Jadi malam itu aku dan temanku jalan kaki dari sekitaran kampus. Awalnya cuma niat cari angin malam sambil ngobrol santai, tapi seperti biasa, jalanan Jogja dengan segala aromanya punya caranya sendiri buat bikin kita lapar. Belum ada lima menit jalan, kanan kiri mulai ramai sama suara penggorengan, aroma sate yang dibakar, dan kerumunan orang yang duduk lesehan pakai alas plastik biru.
Rasanya kayak pasar malam versi kuliner. Ada yang jualan sushi kaki lima (yes, sushi versi street food!), ada mi goreng pakai topping ngadi-ngadi kayak sosis bakar dan telur mata sapi, ada pecel lele Lamongan yang lengkap sama sambel terasi pedasnya, dan tentu aja yang nggak pernah absen: nasi goreng.
Aku dan temanku akhirnya berhenti di satu warung nasi goreng lesehan yang kelihatan ramai tapi nggak terlalu penuh. Nama gerobaknya sederhana, cuma tulisan "Nasi Goreng Seafood Spesial" di atas neon kecil yang temaram. Kami duduk lesehan di pinggir trotoar, beralaskan tikar plastik, sambil liat motor-motor lalu lalang. Suasana malam itu adem, nggak hujan, tapi anginnya cukup bikin rambut berantakan. Cocok banget buat makan nasi goreng hangat.
Kami pesan dua porsi nasi goreng seafood dan dua gelas es jeruk. Warungnya cuma dijaga oleh satu bapak paruh baya yang cekatan banget. Sekali ngangkat wajan, tangannya udah hafal gerakan. Nggak perlu liat, nggak perlu ukur---semua langsung ditakar pakai feeling. Dan itu, menurutku, adalah salah satu keahlian yang cuma dimiliki oleh tukang nasi goreng jalanan.
Sambil nunggu, aku liat sekeliling. Di sebelah kami ada pasangan muda yang lagi seru-serunya ngobrol sambil makan sate. Di seberangnya ada tiga mahasiswa yang kelihatannya lagi bahas skripsi (tapi sesekali ketawa ngakak juga). Pokoknya semua orang malam itu punya ceritanya sendiri, tapi disatukan oleh satu hal: makanan.
Ketika nasi goreng kami datang, aromanya langsung bikin perut makin meronta. Nasi gorengnya berwarna cokelat keemasan, disajikan di atas piring keramik dengan irisan timun dan kerupuk udang yang bisa refill. Topping seafood-nya nggak main-main: ada cumi, udang, dan sedikit potongan bakso ikan. Rasanya? Gila. Gurih, pedasnya pas, dan ada rasa smokey yang cuma bisa didapat dari wajan panas di pinggir jalan.
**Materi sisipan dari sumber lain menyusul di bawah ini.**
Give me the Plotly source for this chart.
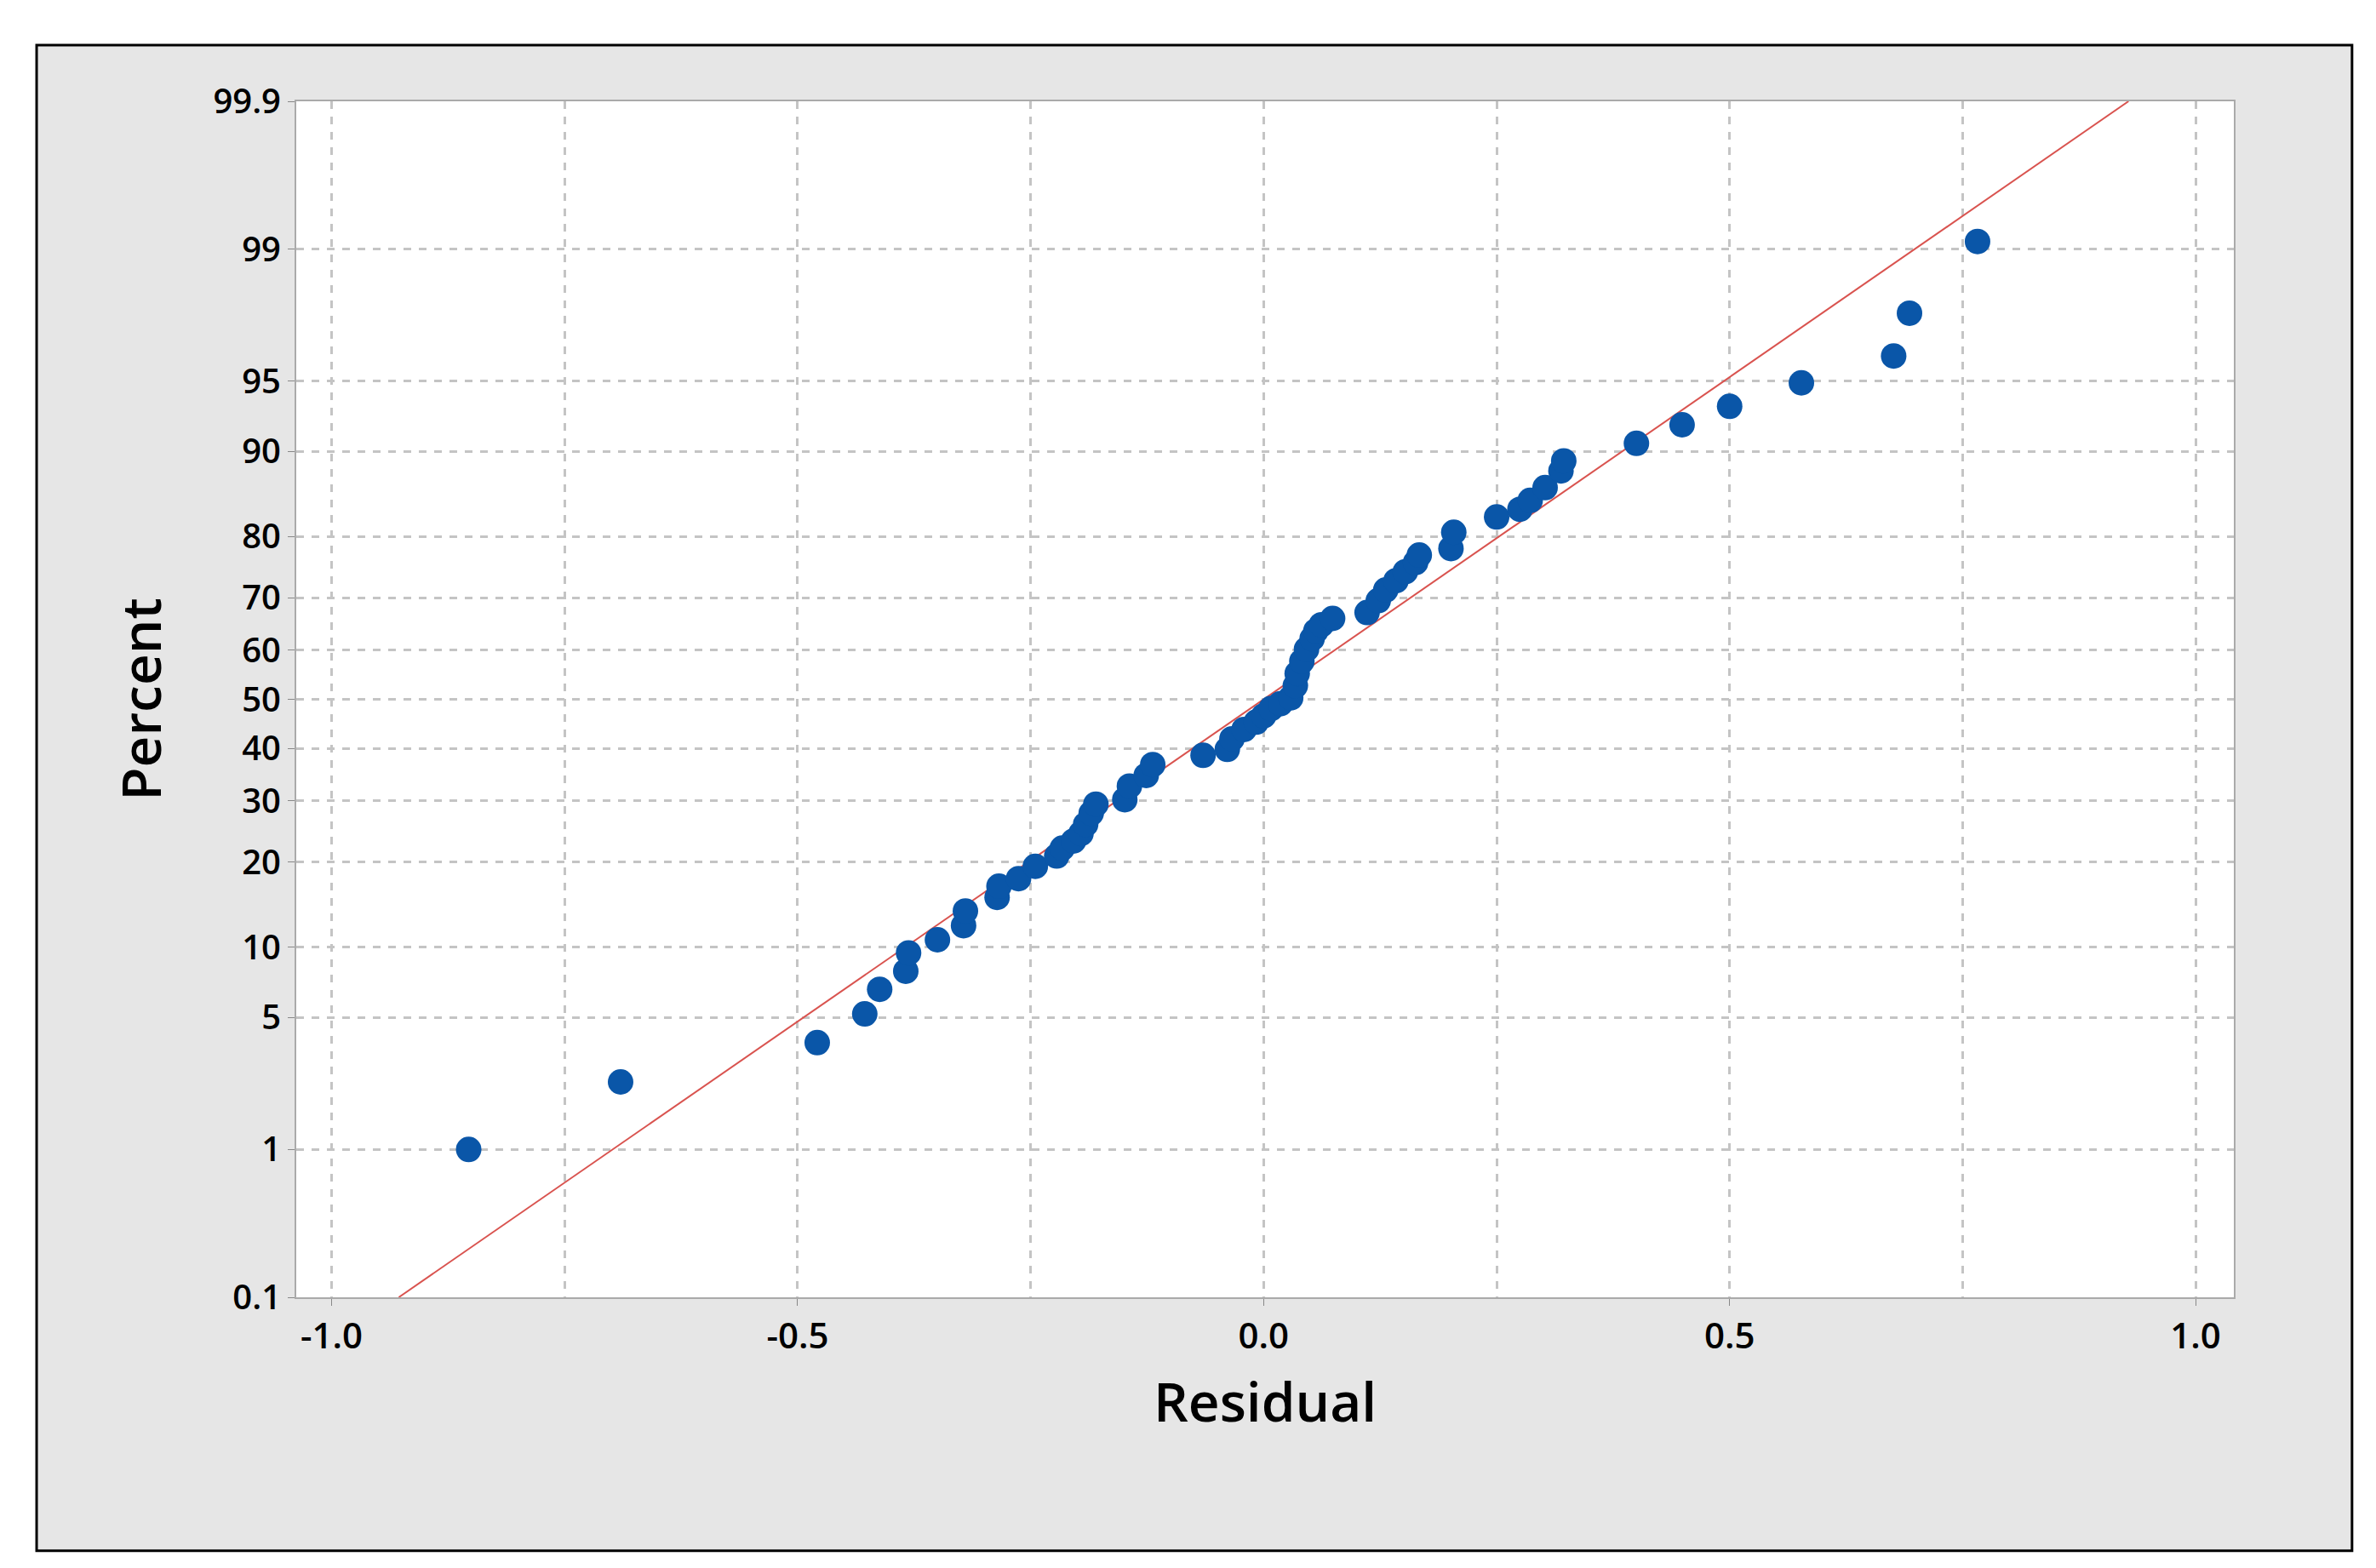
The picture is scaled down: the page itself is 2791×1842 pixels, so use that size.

Makan nasi goreng di pinggir jalan tuh punya sensasi sendiri. Bukan cuma soal rasa, tapi soal suasana dan pengalaman. Kamu makan sambil sesekali lihat motor ngebut, sambil ngobrol ngalor-ngidul, dan sambil nikmatin angin malam yang kadang bawa bau asap knalpot. Tapi entah kenapa semua itu terasa pas. Bukan gangguan, tapi justru bagian dari kenikmatan itu sendiri.
Es jeruknya juga segar banget. Disajikan dalam gelas besar, dengan perasan jeruk asli dan es batu yang cukup banyak. Bukan jeruk sirup atau rasa-rasa buatan, tapi jeruk beneran yang asem-manisnya bikin tenggorokan sejuk setelah makan nasi goreng yang agak pedas.
Sambil makan, aku dan temanku ngobrolin banyak hal. Mulai dari dosen yang suka ngaret, drama tugas kelompok, sampai cerita-cerita lucu di kelas. Rasanya kayak semua stres hari itu luntur pelan-pelan lewat sendok demi sendok nasi goreng yang kami makan. Ada kenyamanan sederhana yang nggak bisa dijelaskan pakai kata-kata, selain kalimat: "ini tuh enak banget."